• _GOAL_
Quote word for word the lines below, beginning with the first and ending with the one that has "const ax=document.getElementById('axes');". Drop the pictures.

• _SOURCE EXCERPT_
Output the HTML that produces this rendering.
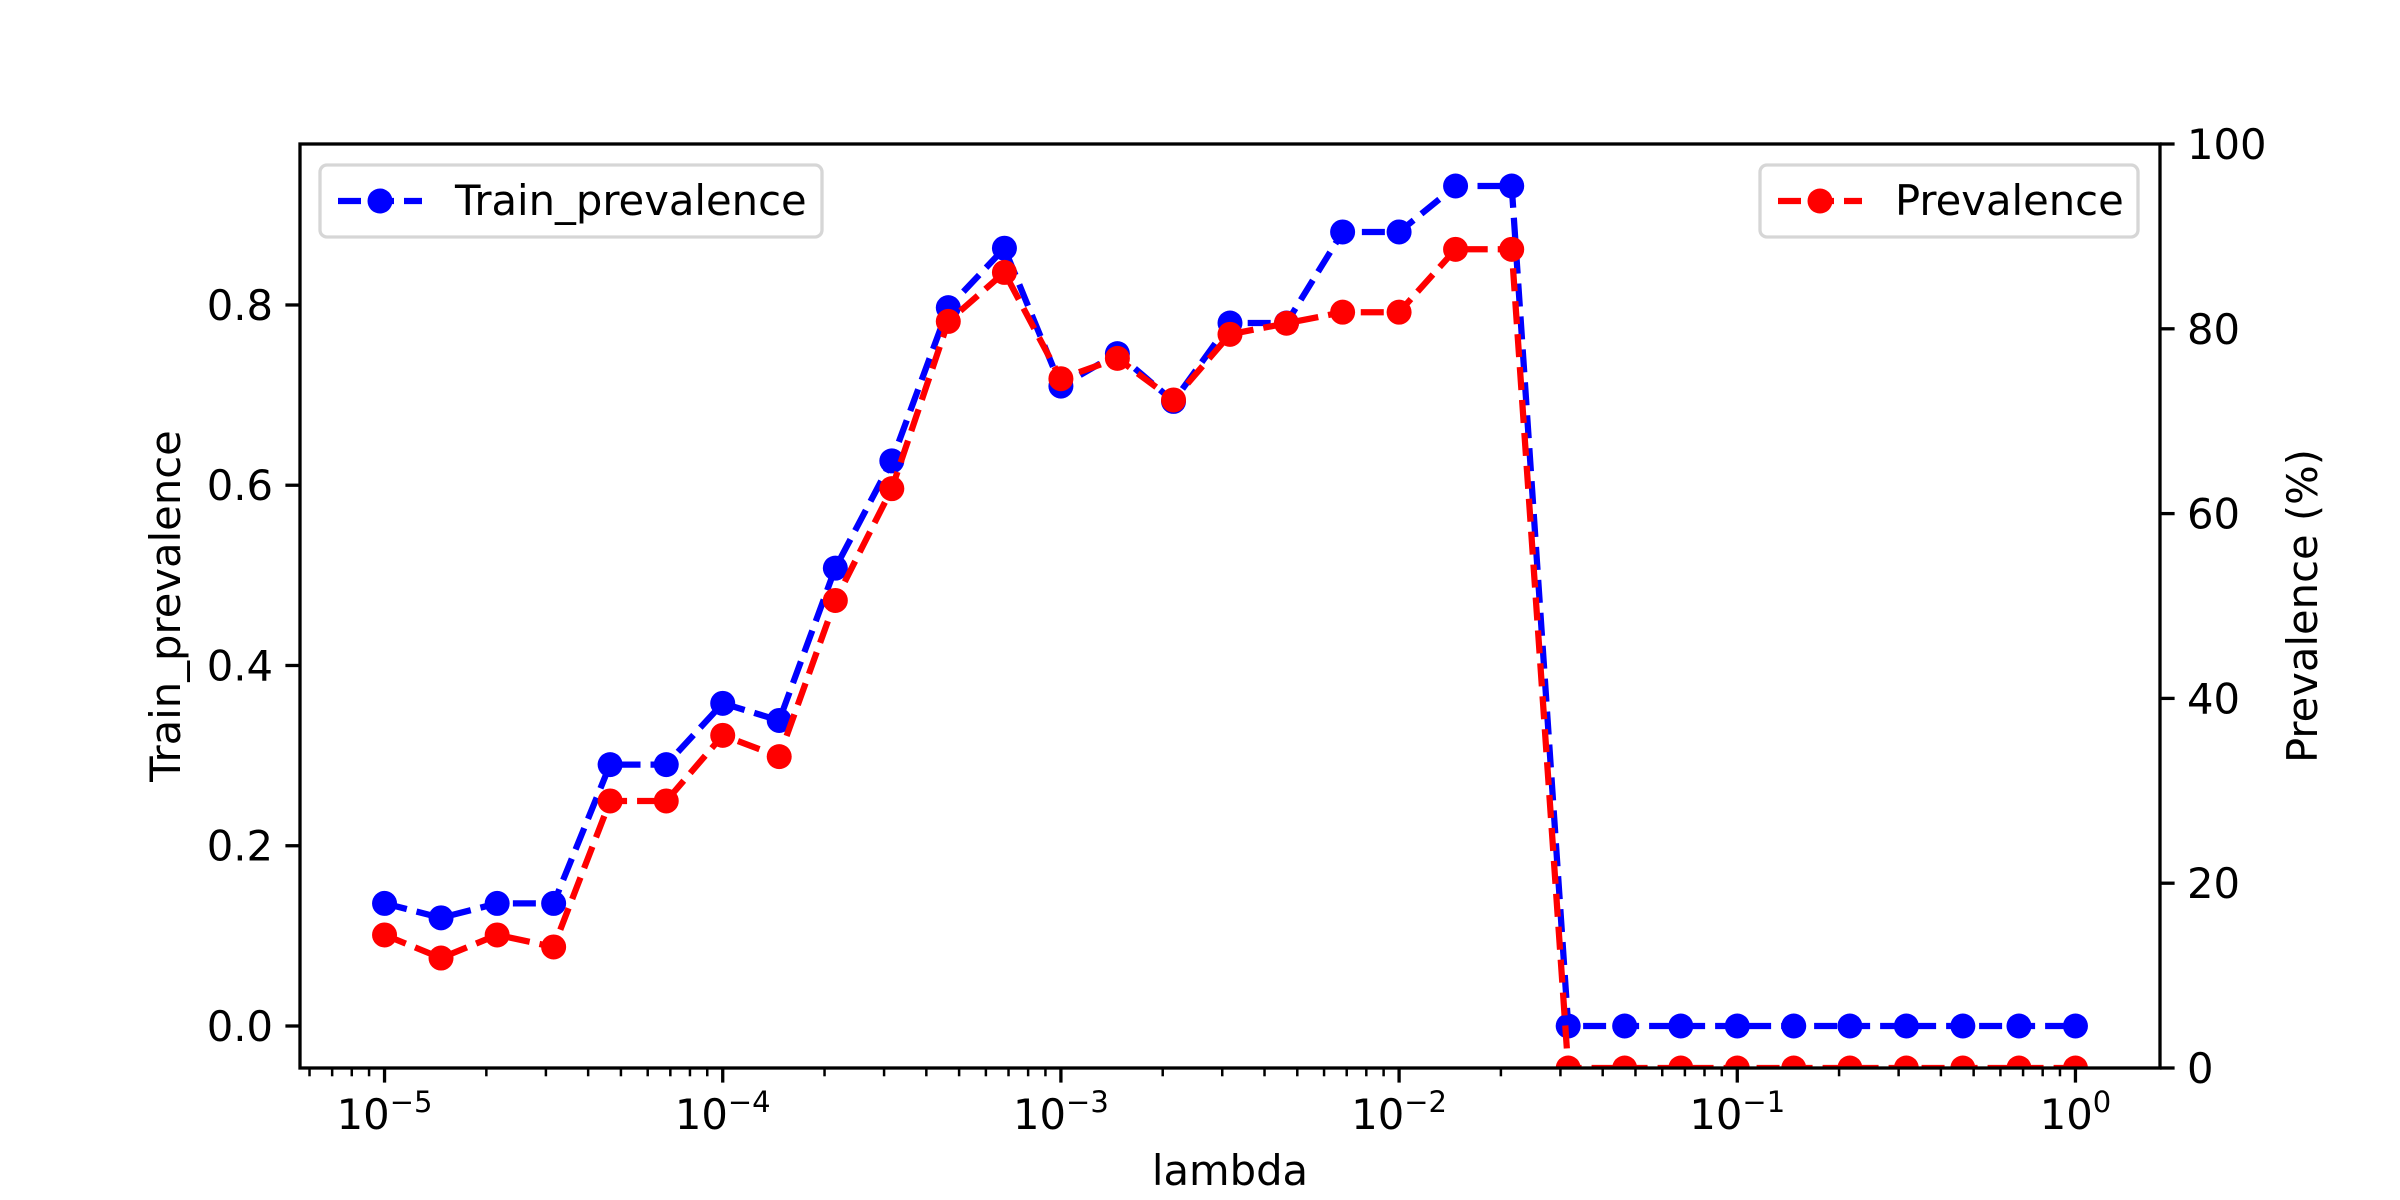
<!DOCTYPE html>
<html><head><meta charset="utf-8"><style>
html,body{margin:0;padding:0;background:#fff;}
svg{display:block;}
text{font-family:"DejaVu Sans","Liberation Sans",sans-serif;fill:#000;}
</style></head><body>
<svg id="chart" width="2400" height="1200" viewBox="0 0 2400 1200" xmlns="http://www.w3.org/2000/svg">
<defs><clipPath id="clip"><rect x="300" y="144" width="1860" height="924"/></clipPath></defs>
<rect width="2400" height="1200" fill="#fff"/>
<g id="series"></g>
<g id="axes"></g>
</svg>
<script>
const lambdaExp = [-5,-4.833,-4.667,-4.5,-4.333,-4.167,-4,-3.833,-3.667,-3.5,-3.333,-3.167,-3,-2.833,-2.667,-2.5,-2.333,-2.167,-2,-1.833,-1.667,-1.5,-1.333,-1.167,-1,-0.833,-0.667,-0.5,-0.333,-0.167,0];
const trainPrevalence = [0.136,0.12,0.136,0.136,0.29,0.29,0.358,0.339,0.508,0.627,0.797,0.863,0.71,0.746,0.693,0.78,0.78,0.881,0.881,0.932,0.932,0,0,0,0,0,0,0,0,0,0];
const prevalence = [14.4,11.9,14.4,13.1,28.9,28.9,36.0,33.7,50.6,62.7,80.8,86.1,74.6,76.8,72.3,79.4,80.6,81.8,81.8,88.6,88.6,0,0,0,0,0,0,0,0,0,0];
const leftTicks = [0.0,0.2,0.4,0.6,0.8];
const rightTicks = [0,20,40,60,80,100];
const xMajorExp = [-5,-4,-3,-2,-1,0];

const L=300,R=2160,T=144,B=1068;
const xmin=-5.25,xmax=0.25;
const lmin=-0.0466,lmax=0.9786;
const rmin=0,rmax=100;
const NS="http://www.w3.org/2000/svg";
const sx=e=>L+(e-xmin)/(xmax-xmin)*(R-L);
const syL=v=>B-(v-lmin)/(lmax-lmin)*(B-T);
const syR=v=>B-(v-rmin)/(rmax-rmin)*(B-T);
function mk(tag,attrs,parent,txt){const el=document.createElementNS(NS,tag);for(const k in attrs)el.setAttribute(k,attrs[k]);if(txt!==undefined)el.textContent=txt;parent.appendChild(el);return el;}
const ser=document.getElementById('series');
const ax=document.getElementById('axes');

function drawSeries(vals,sy,color,name){
  const g=mk('g',{'clip-path':'url(#clip)'},ser);
  
  
  const pts=vals.map((v,i)=>sx(lambdaExp[i]).toFixed(1)+','+sy(v).toFixed(1)).join(' ');
  const pl=mk('polyline',{points:pts,fill:'none',stroke:color,'stroke-width':6.25,'stroke-dasharray':'23 10'},g);
  
  
  vals.forEach((v,i)=>{
    const c=mk('circle',{cx:sx(lambdaExp[i]),cy:sy(v),r:12.5,fill:color},g);
    
    
  });
}
drawSeries(trainPrevalence,syL,'#0000ff','train-prevalence');
drawSeries(prevalence,syR,'#ff0000','prevalence');

// frame
const fr=mk('rect',{x:L,y:T,width:R-L,height:B-T,fill:'none',stroke:'#000','stroke-width':3.3},ax);



// x ticks
xMajorExp.forEach(e=>{
  const x=sx(e);
  mk('line',{x1:x,y1:B,x2:x,y2:B+14.6,stroke:'#000','stroke-width':3.3},ax);
  const t=mk('text',{x:x,y:1129,'font-size':41.7,'text-anchor':'middle'},ax);
  
  
  const a=mk('tspan',{},t,'10');
  const b=mk('tspan',{dy:-17,'font-size':29},t,e===0?'0':'\u2212'+(-e));
});
for(let d=-6;d<=0;d++){for(let m=2;m<=9;m++){const e=d+Math.log10(m);if(e<xmin||e>xmax)continue;const x=sx(e);
  mk('line',{x1:x,y1:B,x2:x,y2:B+8.3,stroke:'#000','stroke-width':2.5},ax);}}
// left ticks
leftTicks.forEach(v=>{const y=syL(v);
  mk('line',{x1:L,y1:y,x2:L-14.6,y2:y,stroke:'#000','stroke-width':3.3},ax);
  const t=mk('text',{x:L-27,y:y+15,'font-size':41.7,'text-anchor':'end'},ax,v.toFixed(1));
  
  
});
rightTicks.forEach(v=>{const y=syR(v);
  mk('line',{x1:R,y1:y,x2:R+14.6,y2:y,stroke:'#000','stroke-width':3.3},ax);
  const t=mk('text',{x:R+27,y:y+15,'font-size':41.7,'text-anchor':'start'},ax,String(v));
  
  
});
</script>
<svg style="position:absolute;left:0;top:0" width="2400" height="1200" viewBox="0 0 2400 1200" xmlns="http://www.w3.org/2000/svg">
<text x="1230" y="1185" font-size="41.7" text-anchor="middle">lambda</text>
<text transform="translate(180,606) rotate(-90)" font-size="41.7" text-anchor="middle">Train_prevalence</text>
<text transform="translate(2317,606) rotate(-90)" font-size="41.7" text-anchor="middle">Prevalence (%)</text>
<g>
<rect x="320" y="165" width="502" height="72" rx="7" fill="#fff" fill-opacity="0.8" stroke="#d6d6d6" stroke-width="3.3"/>
<line x1="338" y1="201" x2="422" y2="201" stroke="#0000ff" stroke-width="6.25" stroke-dasharray="23 10"/>
<circle cx="380" cy="201" r="12.5" fill="#0000ff"/>
<text x="455" y="215" font-size="41.7">Train_prevalence</text>
</g>
<g>
<rect x="1760" y="165" width="378" height="72" rx="7" fill="#fff" fill-opacity="0.8" stroke="#d6d6d6" stroke-width="3.3"/>
<line x1="1778" y1="201" x2="1862" y2="201" stroke="#ff0000" stroke-width="6.25" stroke-dasharray="23 10"/>
<circle cx="1820" cy="201" r="12.5" fill="#ff0000"/>
<text x="1895" y="215" font-size="41.7">Prevalence</text>
</g>
</svg>
</body></html>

• _EXERCISE SOLUTION_
Output the HTML that produces this rendering.
<!DOCTYPE html>
<html><head><meta charset="utf-8"><style>
html,body{margin:0;padding:0;background:#fff;}
svg{display:block;}
text{font-family:"DejaVu Sans","Liberation Sans",sans-serif;fill:#000;}
</style></head><body>
<svg id="chart" width="2400" height="1200" viewBox="0 0 2400 1200" xmlns="http://www.w3.org/2000/svg">
<defs><clipPath id="clip"><rect x="300" y="144" width="1860" height="924"/></clipPath></defs>
<rect width="2400" height="1200" fill="#fff"/>
<g id="series"></g>
<g id="axes"></g>
</svg>
<script>
const lambdaExp = [-5,-4.833,-4.667,-4.5,-4.333,-4.167,-4,-3.833,-3.667,-3.5,-3.333,-3.167,-3,-2.833,-2.667,-2.5,-2.333,-2.167,-2,-1.833,-1.667,-1.5,-1.333,-1.167,-1,-0.833,-0.667,-0.5,-0.333,-0.167,0];
const trainPrevalence = [0.136,0.12,0.136,0.136,0.29,0.29,0.358,0.339,0.508,0.627,0.797,0.863,0.71,0.746,0.693,0.78,0.78,0.881,0.881,0.932,0.932,0,0,0,0,0,0,0,0,0,0];
const prevalence = [14.4,11.9,14.4,13.1,28.9,28.9,36.0,33.7,50.6,62.7,80.8,86.1,74.6,76.8,72.3,79.4,80.6,81.8,81.8,88.6,88.6,0,0,0,0,0,0,0,0,0,0];
const leftTicks = [0.0,0.2,0.4,0.6,0.8];
const rightTicks = [0,20,40,60,80,100];
const xMajorExp = [-5,-4,-3,-2,-1,0];

const L=300,R=2160,T=144,B=1068;
const xmin=-5.25,xmax=0.25;
const lmin=-0.0466,lmax=0.9786;
const rmin=0,rmax=100;
const NS="http://www.w3.org/2000/svg";
const sx=e=>L+(e-xmin)/(xmax-xmin)*(R-L);
const syL=v=>B-(v-lmin)/(lmax-lmin)*(B-T);
const syR=v=>B-(v-rmin)/(rmax-rmin)*(B-T);
function mk(tag,attrs,parent,txt){const el=document.createElementNS(NS,tag);for(const k in attrs)el.setAttribute(k,attrs[k]);if(txt!==undefined)el.textContent=txt;parent.appendChild(el);return el;}
const ser=document.getElementById('series');
const ax=document.getElementById('axes');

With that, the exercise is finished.